«Nos plus anciennes démocraties remettent en cause des instruments internationaux qu’elles ont élaborés pour la protection de la personne humaine pendant près de 70 ans.» © AI
«Nos plus anciennes démocraties remettent en cause des instruments internationaux qu’elles ont élaborés pour la protection de la personne humaine pendant près de 70 ans.» © AI

MAGAZINE AMNESTY Opinion Droits humains: ère de révisionnisme ?

Par Nadia Boehlen - Article paru dans le magazine AMNESTY n° 87, Décembre 2016
Depuis l’adoption en 1948 de la Déclaration universelle des droits de l’homme, les États membres des Nations unies n’ont cessé d’améliorer les traités internationaux et les institutions qui protègent et promeuvent les droits humains. De plus en plus d’États ont intégré les Nations unies et ratifié ces instruments. Petit à petit, les droits humains ont progressé, en attestent par exemple le recul de la peine de mort, du recours à la torture ou la progression des droits des femmes.

De même, il ne se passe plus une violation grave de la personne humaine dans le monde, sans que la communauté internationale soit alertée. Même si, en attestent actuellement la Syrie, le Yémen ou le Darfour, son immobilisme est souvent désespérant. Même si, presque tous les États membres violent des droits humains, très souvent en ignorant éhontément des traités qu’ils ont ratifiés.

Cependant, une tendance plus grave se dessine, qui est celle de nombreux États à porter délibérément atteinte aux institutions, aux traités et aux lois créées pour protéger les droits humains. Des gouvernements cherchent désormais à faire passer la protection de ces droits pour une menace contre la sécurité ou les valeurs et la grandeur de la nation. Il ne s’agit pas seulement de dictatures sanglantes ou millénaires, et de pays empêtrés dans des conflits internes ou régionaux. Il ne s’agit pas seulement de nations comme la Russie, qui esquisse un dangereux projet d’expansion et d’influence qu’on avait cru banni à jamais de notre continent, ni des États d’Europe de l’Est et du centre, en proie à de dangereuses dérives populistes.

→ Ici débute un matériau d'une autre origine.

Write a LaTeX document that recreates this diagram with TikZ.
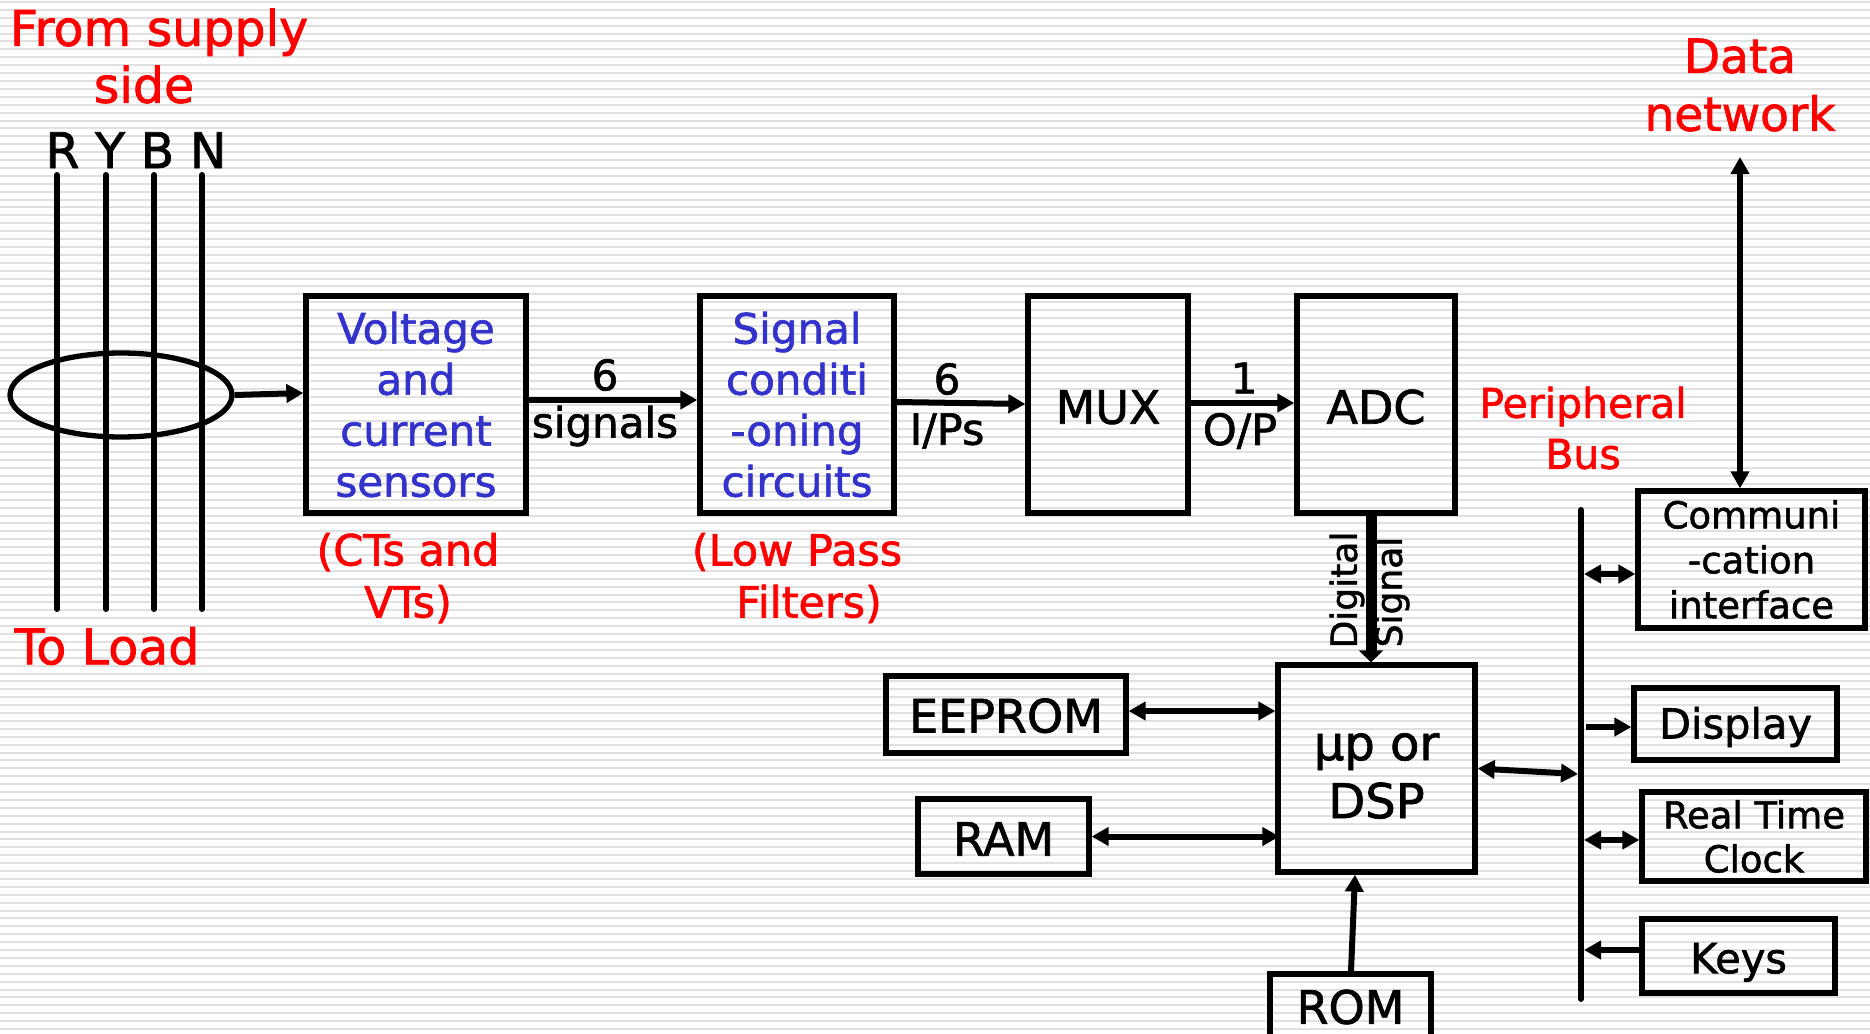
\documentclass[tikz,border=0pt]{standalone}
\usepackage{fontspec}
\setmainfont{DejaVu Sans}[FakeBold=1.5]
\usetikzlibrary{arrows.meta,shapes.geometric,calc}
\definecolor{tblue}{RGB}{51,51,204}
\definecolor{stripecol}{RGB}{224,224,224}
\newcommand{\fs}[2]{\fontsize{#1}{#2}\selectfont}
\tikzset{
  blk/.style={draw, line width=5.3pt, inner sep=0pt, align=center, font=\fs{46}{54}},
  lbl/.style={inner sep=0pt, align=center},
  arr/.style={line width=6pt, -{Triangle[length=17pt,width=18pt]}},
  darr/.style={line width=6pt, {Triangle[length=17pt,width=18pt]}-{Triangle[length=17pt,width=18pt]}},
  thickarr/.style={line width=11pt, -{Triangle[length=12pt,width=24pt]}},
  wire/.style={line width=6pt, line cap=round},
  bl/.style={text height=#1, text depth=0pt},
}
\begin{document}
\begin{tikzpicture}[x=1pt,y=-1pt]
\useasboundingbox (0,0) rectangle (1870,1033);
\clip (0,0) rectangle (1870,1033);
\fill[white] (0,0) rectangle (1870,1033);
\foreach \k in {0,...,131} \draw[draw=stripecol, line width=2pt] (0,{\k*7.9+2}) -- (1870,{\k*7.9+2});

% supply side
\node[lbl, text=red, font=\fs{49}{57}] (from) at (159,56) {From supply\\side\hspace*{30pt}};
\node[lbl, font=\fs{49}{57}, anchor=base] (rybn) at (136,168) {R Y B N};
\foreach \x in {57,106,154,202} \draw[wire] (\x,175) -- (\x,609);
\node[draw, ellipse, line width=5.3pt, minimum width=222pt, minimum height=84pt, inner sep=0pt] (ct) at (121,395) {};
\node[lbl, text=red, font=\fs{49}{57}] (load) at (107,646) {To Load};

% top chain
\node[blk, minimum width=220pt, minimum height=217pt, text=tblue, font=\fs{42}{51}] (volt) at (416,404.5) {Voltage\\and\\current\\sensors};
\node[blk, minimum width=194pt, minimum height=217pt, text=tblue, font=\fs{42}{51}] (sig) at (797,404.5) {Signal\\conditi\\-oning\\circuits};
\node[blk, bl=38.4pt, minimum width=160pt, minimum height=217pt] (mux) at (1108,404.5) {MUX};
\node[blk, bl=38.4pt, minimum width=158pt, minimum height=217pt] (adc) at (1376,404.5) {ADC};

\node[lbl, text=red, font=\fs{43}{52}] (ctvt) at (408,578) {(CTs and\\VTs)};
\node[lbl, text=red, font=\fs{43}{52}] (lpf) at (797,578) {(Low Pass\\\hspace*{24pt}Filters)};

\node[lbl, font=\fs{42}{51}] (six1) at (605,375) {6};
\node[lbl, font=\fs{42}{51}] (sigs) at (605,426) {signals};
\node[lbl, font=\fs{42}{51}] (six2) at (947,379) {6};
\node[lbl, font=\fs{43}{51}] (ips) at (947,431) {I/Ps};
\node[lbl, font=\fs{42}{51}] (one) at (1244,378) {1};
\node[lbl, font=\fs{43}{51}] (op) at (1240,431) {O/P};

\draw[arr] (ct.east) -- ($(volt.west)+(0,-11.5)$);
\draw[arr] ($(volt.east)+(0,-4.5)$) -- ($(sig.west)+(0,-4.5)$);
\draw[arr] ($(sig.east)+(0,-2.5)$) -- ($(mux.west)+(0,-0.5)$);
\draw[arr] ($(mux.east)+(0,-1.5)$) -- ($(adc.west)+(0,-1.5)$);

% processor section
\node[blk, minimum width=197pt, minimum height=207pt] (up) at (1376.5,768.5) {};
\node[lbl, font=\fs{48}{58}] (uptxt) at (1376.5,776) {µp or\\DSP};
\node[blk, bl=36pt, minimum width=240pt, minimum height=77pt] (ee) at (1006,714.5) {EEPROM};
\node[blk, bl=38.4pt, minimum width=171pt, minimum height=75pt] (ram) at (1003.5,836.5) {RAM};
\node[blk, minimum width=161pt, minimum height=66pt] (rom) at (1350.5,1007) {ROM};

\draw[thickarr] ($(adc.south)+(-5,0)$) -- ($(up.north)+(-5.5,0)$);
\node[lbl, rotate=90, font=\fs{36}{43}] (dig) at (1347,590) {Digital};
\node[lbl, rotate=90, font=\fs{36}{43}] (sgl) at (1392,592) {Signal};

\draw[darr] ($(ee.east)+(0,-3.5)$) -- ($(up.west |- ee.east)+(0,-3.5)$);
\draw[darr] (ram.east) -- ($(up.west |- ram.east)+(4,0)$);
\draw[arr] ($(rom.north)+(0.5,0)$) -- ($(up.south)+(-21.5,0)$);

% peripheral bus
\node[lbl, text=red, font=\fs{41}{51}] (periph) at (1583,428) {Peripheral\\Bus};
\node[lbl, text=red, font=\fs{47}{58}] (datanet) at (1740,85) {Data\\network};
\coordinate (busT) at (1581,510);
\coordinate (busB) at (1581,999);
\coordinate (busR) at (1584,0);
\coordinate (busL) at (1578,0);
\coordinate (netend) at (1740,157);
\draw[wire] (busT) -- (busB);

\node[blk, minimum width=227pt, minimum height=137pt, font=\fs{37}{45}] (comm) at (1751.5,559.5) {Communi\\-cation\\interface};
\node[blk, bl=29pt, minimum width=203pt, minimum height=72pt, font=\fs{41.5}{50}] (disp) at (1735.5,724) {Display};
\node[blk, minimum width=224pt, minimum height=89pt, font=\fs{37}{44}] (rtc) at (1754,836.5) {Real Time\\Clock};
\node[blk, bl=34.4pt, minimum width=193pt, minimum height=74pt, font=\fs{41.5}{50}] (keys) at (1738.5,956) {Keys};

\draw[darr] ($(comm.north)+(-11.5,0)$) -- (netend);
\draw[darr] ($(comm.west)+(0,14.5)$) -- ($(busR |- comm.west)+(0,14.5)$);
\draw[arr] ($(busR |- disp.west)+(2,3)$) -- ($(disp.west)+(0,3)$);
\draw[darr] ($(busR |- rtc.west)+(0,3.5)$) -- ($(rtc.west)+(0,3.5)$);
\draw[arr] ($(keys.west)+(0,-6)$) -- ($(busR |- keys.west)+(0,-6)$);
\draw[darr] (up.east) -- ($(busL |- up.east)+(0,5.5)$);
\end{tikzpicture}
\end{document}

Non, aujourd’hui, nos plus anciennes démocraties rognent sur les libertés individuelles au fondement de leur ordre public. Et l’élection de Donald Trump à la présidence des États-Unis risque encore d’accentuer cette tendance. L’adoption de mesures de surveillance de masse entre ainsi en conflit avec plusieurs droits fondamentaux inscrits dans leur constitution ou le droit international.

Ces mêmes démocraties remettent en cause des instruments internationaux qu’elles ont élaborés pour la protection de la personne humaine pendant près de 70 ans. La Cour européenne des droits de l’homme (CEDH) semble notamment de plus en plus fragilisée au sein de l’Union européenne. Londres a refusé de modifier sa législation sur l’interdiction générale du droit de vote des détenu·e·s condamné·e·s, jugée contraire à la Convention européenne des droits de l’homme par quatre arrêts de la Cour. Tandis que Nicolas Sarkozy souhaite une modification de l’article 8 de la Convention pour «pouvoir expulser tout étranger ou étrangère condamné·e à de la prison.»

La Suisse qui, parée de la légitimité d’un vote démocratique, vient de se doter d’une nouvelle loi sur le renseignement, n’échappe malheureusement pas à cette tendance. Pire, certains milieux helvétiques cherchent allègrement à extraire la Suisse du système international de protection des droits humains. En attestent des initiatives populaires comme «Le droit suisse au lieu de juges étrangers» pour ne mentionner que la plus récente, qui prévoit une prééminence du droit constitutionnel suisse sur le droit international. Or, en plus de s’attaquer aux formes spécifiques de protection des citoyen·ne·s suisses, ce type d’initiatives alimente un climat de révision des mécanismes internationaux de défense des droits humains. Il est donc fondamental de s’y opposer.